Justin Monahan

No. 5
- Position: Wide receiver

Personal information
- Born: September 1, 1989 (age 36) West Linn, Oregon
- Listed height: 6 ft 1 in (1.85 m)
- Listed weight: 202 lb (92 kg)

Career information
- High school: West Linn
- College: Portland State
- NFL draft: 2013: undrafted

Career history
- Hamilton Tiger-Cats (2013)*; Portland Thunder (2014);
- * Offseason and/or practice squad member only

Career AFL statistics
- Receptions: 34
- Receiving yards: 328
- Receiving TDs: 4
- Tackles: 7
- Stats at ArenaFan.com
- Stats at CFL.ca (archive)

= Justin Monahan =

American gridiron football player (born 1989)

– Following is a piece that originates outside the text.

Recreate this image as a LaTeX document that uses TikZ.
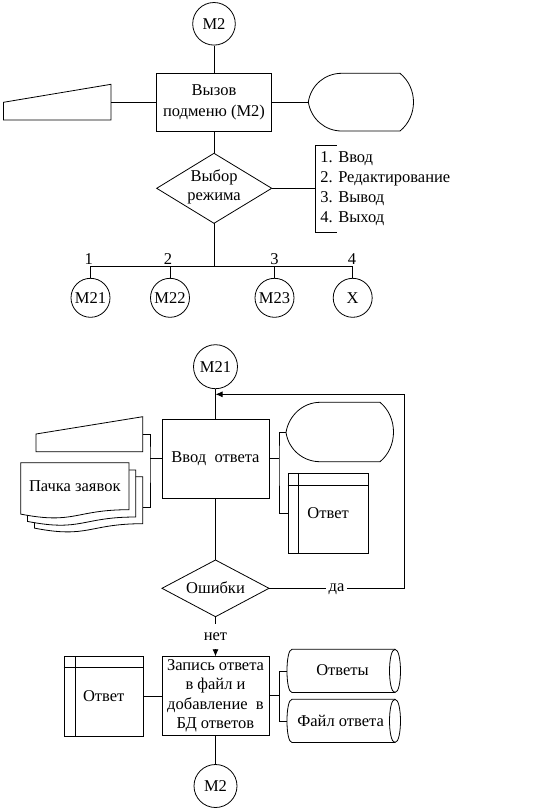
\documentclass[tikz,border=0pt]{standalone}
\usepackage{fontspec}
\setmainfont{Liberation Serif}
\usetikzlibrary{arrows.meta}
\begin{document}
\begin{tikzpicture}[x=1pt,y=-1pt, line width=0.8pt,
  every node/.style={font=\fontsize{16.5}{20}\selectfont, inner sep=0pt},
  circ/.style={draw, circle, inner sep=0pt},
  procbox/.style={draw, rectangle, align=center},
  arrowtip/.style={-{Latex[length=7pt,width=6pt]}},
  shapeline/.style={draw, fill=white}]
\useasboundingbox (0,0) rectangle (533,809);

% ---------- top section ----------
\node[circ, minimum size=42.6pt] (m2a) at (214,23.8) {М2};
\node[procbox, minimum width=114.3pt, minimum height=57.7pt, font=\fontsize{16.5}{21}\selectfont] (b1) at (214,102.2) {Вызов\\подменю (М2)};
\draw (m2a.south) -- (b1.north);

% keyboard
\draw (3.4,102.3) -- (111,84.3) -- (111,120) -- (3.4,120) -- cycle;
\coordinate (kb1e) at (111,102.2);
\draw (kb1e) -- (b1.west);

% display
\draw (308.3,102) .. controls (311,85) and (325,73.3) .. (341.7,73.3) -- (400,73.3)
  .. controls (418,88) and (418,116.3) .. (400,131) -- (341.7,131)
  .. controls (325,131) and (311,119) .. (308.3,102) -- cycle;
\coordinate (disp1w) at (308.3,102.2);
\draw (b1.east) -- (disp1w);

% decision
\coordinate (d1n) at (214,153.3);
\coordinate (d1e) at (271.7,188.3);
\coordinate (d1s) at (214,223.3);
\coordinate (d1w) at (156.7,188.3);
\draw (d1n) -- (d1e) -- (d1s) -- (d1w) -- cycle;
\node[align=center, font=\fontsize{16.5}{19}\selectfont] (d1t) at (214,186.7) {Выбор\\режима};
\draw (b1.south) -- (d1n);

% comment list
\draw (336.5,145) -- (315,145) -- (315,232.3) -- (336.5,232.3);
\coordinate (lst) at (315,188.3);
\draw (d1e) -- (lst);
\node[align=left, anchor=west] (list) at (320,188.3) {1. Ввод\\2. Редактирование\\3. Вывод\\4. Выход};

% bus and connectors
\coordinate (bus) at (214,266.7);
\draw (d1s) -- (bus);
\node[circ, minimum size=39pt] (c1) at (90.5,297.8) {М21};
\node[circ, minimum size=39pt] (c2) at (170,297.8) {М22};
\node[circ, minimum size=39pt] (c3) at (274.5,297.8) {М23};
\node[circ, minimum size=39pt] (c4) at (352.7,297.8) {X};
\draw (c1.north) |- (bus);
\draw (c4.north) |- (bus);
\draw (c2.north) -- (c2.north |- bus);
\draw (c3.north) -- (c3.north |- bus);
\node (l1) at (88.8,259.5) {1};
\node (l2) at (168,259.5) {2};
\node (l3) at (274.5,259.5) {3};
\node (l4) at (352,259.5) {4};

% ---------- middle section ----------
\node[circ, minimum size=44pt] (m21) at (215.5,366.7) {М21};
\node[procbox, minimum width=107pt, minimum height=78.7pt] (b2) at (215.5,458.7) {Ввод~~ответа};
\draw (m21.south) -- (b2.north);

% keyboard 2
\draw (36,434) -- (142.7,416.7) -- (142.7,451.7) -- (36,451.7) -- cycle;
\coordinate (kb2e) at (142.7,434);

% document pack
\draw[shapeline] (34.4,476.7) -- (142.7,476.7) -- (142.7,523.7)
  .. controls (88.55,523.7) and (88.55,538.7) .. (34.4,528.1) -- cycle;
\draw[shapeline] (27.4,470) -- (135.7,470) -- (135.7,517)
  .. controls (81.55,517) and (81.55,532) .. (27.4,521.4) -- cycle;
\draw[shapeline] (20.7,462.7) -- (129,462.7) -- (129,509.7)
  .. controls (74.85,509.7) and (74.85,524.7) .. (20.7,514.1) -- cycle;
\node (pz) at (74.8,485.7) {Пачка заявок};
\coordinate (docse) at (142.7,507);
\coordinate (brl) at (150,458.7);
\draw (kb2e) -| (brl) |- (docse);
\draw (brl) -- (b2.west);

% display 2
\draw (286,432.5) .. controls (288.7,415.2) and (303.3,402.3) .. (320,402.3) -- (380,402.3)
  .. controls (398,417) and (398,447) .. (380,461.7) -- (320,461.7)
  .. controls (303.3,461.7) and (288.7,449.8) .. (286,432.5) -- cycle;
\coordinate (disp2w) at (286,432.5);

% internal storage 1
\node[draw, minimum width=80.3pt, minimum height=80pt] (st1) at (328.15,513.3) {Ответ};
\draw ([xshift=11pt]st1.north west) -- ([xshift=11pt]st1.south west);
\draw ([yshift=-12.4pt]st1.north west) -- ([yshift=-12.4pt]st1.north east);
\coordinate (brr) at (279,458.7);
\draw (b2.east) -- (brr);
\draw (disp2w) -| (brr) |- (st1.west);

% decision 2
\coordinate (d2n) at (215.5,560);
\coordinate (d2e) at (269,588.3);
\coordinate (d2s) at (215.5,616.7);
\coordinate (d2w) at (162,588.3);
\draw (d2n) -- (d2e) -- (d2s) -- (d2w) -- cycle;
\node (d2t) at (215.5,587.2) {Ошибки};
\draw (b2.south) -- (d2n);

% yes loop
\node[inner xsep=2pt] (da) at (336.5,589.5) {да};
\coordinate (loopc) at (404,394.3);
\coordinate (arr) at (215.5,394.3);
\draw (d2e) -- (d2e -| da.west);
\draw[arrowtip] (da.east |- d2e) -| (loopc) -- (arr);

% no
\node[inner ysep=8pt] (net) at (215.5,636.7) {нет};
\draw (d2s) -- (net.north);

% ---------- bottom section ----------
\node[procbox, minimum width=107pt, minimum height=78.3pt, font=\fontsize{16.5}{19.4}\selectfont] (b3) at (215.5,695.85) {Запись ответа\\в файл и\\добавление~~в\\БД ответов};
\draw[arrowtip] (net.south) -- (b3.north);

% internal storage 2
\node[draw, minimum width=79.6pt, minimum height=79.3pt] (st2) at (103.7,696.35) {Ответ};
\draw ([xshift=11.9pt]st2.north west) -- ([xshift=11.9pt]st2.south west);
\draw ([yshift=-10.6pt]st2.north west) -- ([yshift=-10.6pt]st2.north east);
\draw (st2.east) -- (st2.east -| b3.west);

% stored data cylinders
\draw (292,649.3) -- (395,649.3) .. controls (402.3,649.3) and (402.3,692.5) .. (395,692.5)
  -- (292,692.5) .. controls (285.3,692.5) and (285.3,649.3) .. (292,649.3) -- cycle;
\draw (395,649.3) .. controls (387.7,649.3) and (387.7,692.5) .. (395,692.5);
\draw (292,699.3) -- (395,699.3) .. controls (402.3,699.3) and (402.3,742.5) .. (395,742.5)
  -- (292,742.5) .. controls (285.3,742.5) and (285.3,699.3) .. (292,699.3) -- cycle;
\draw (395,699.3) .. controls (387.7,699.3) and (387.7,742.5) .. (395,742.5);
\node (cy1t) at (342.5,670) {Ответы};
\node (cy2t) at (340.6,721) {Файл ответа};
\coordinate (cy1w) at (287,670.9);
\coordinate (cy2w) at (287,720.9);
\coordinate (brr3) at (279.3,695.85);
\draw (b3.east) -- (brr3);
\draw (cy1w) -| (brr3) |- (cy2w);

\node[circ, minimum size=43pt] (m2b) at (215.5,786) {М2};
\draw (b3.south) -- (m2b.north);
\end{tikzpicture}
\end{document}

Justin Monahan (born September 1, 1989) is an American former professional football wide receiver. He attended Portland State University and played for the school's NCAA Division I football team. Statistically, 2011 was Monahan's best season at Portland State, catching 52 passes for 707 yards and six touchdowns. He was an All-Big Sky Conference Honorable Mention that season. Over his three-year career with the Vikings, Monahan had 112 receptions for 1,579 yards and six touchdowns.

==Early life==
Monahan was born in West Linn, Oregon, on September 1, 1989, to Joe and Theresa Monahan. Justin Monahan attended West Linn High School where he was a three-sport athlete in basketball, baseball and football. He earned all-state honors in baseball and football and was named a National Football Foundation Scholar–Athlete.

==College career==
After his high school graduation he was admitted to Whitworth University in Spokane, Washington, after graduation. He spent one redshirt season with the school's football team, the Pirates who were National Collegiate Athletic Association (NCAA) Division III members. During his sophomore season he transferred to Portland State University in Portland, Oregon, where he played wide receiver as a walk-on for the Vikings football team over the next three years (2010–13). Monahan's high school coach knew the Vikings then-offensive coordinator Mouse Davis, which convinced him to go to Portland State over a walk-on offer with the Oregon Ducks. Monahan's best season statistically for the Vikings came in 2011 catching 52 passes for 707 yards and six touchdowns. He was an All-Big Sky Honorable Mention that season. Over his three-year career with the Vikings, Monahan had 112 receptions for 1,579 yards and six touchdowns.

==Professional career==
After failing to be drafted in 2013, Monahan signed with the Hamilton Tiger-Cats of the Canadian Football League (CFL), but never appeared in a game for them. He joined the inaugural AFL Portland Thunder roster in February 2014, which Portland's head coach Matthew Sauk telling The Oregonian, "It’s great to get more of that [[Pacific Northwest|[Pacific] Northwest]] football talent [...] Justin has great hands and a great attitude—he’s ready to come in, play hard, and prove he can play professional football." According to the AFL, Monahan stood at 6 ft 1 in and weighs 202 lb.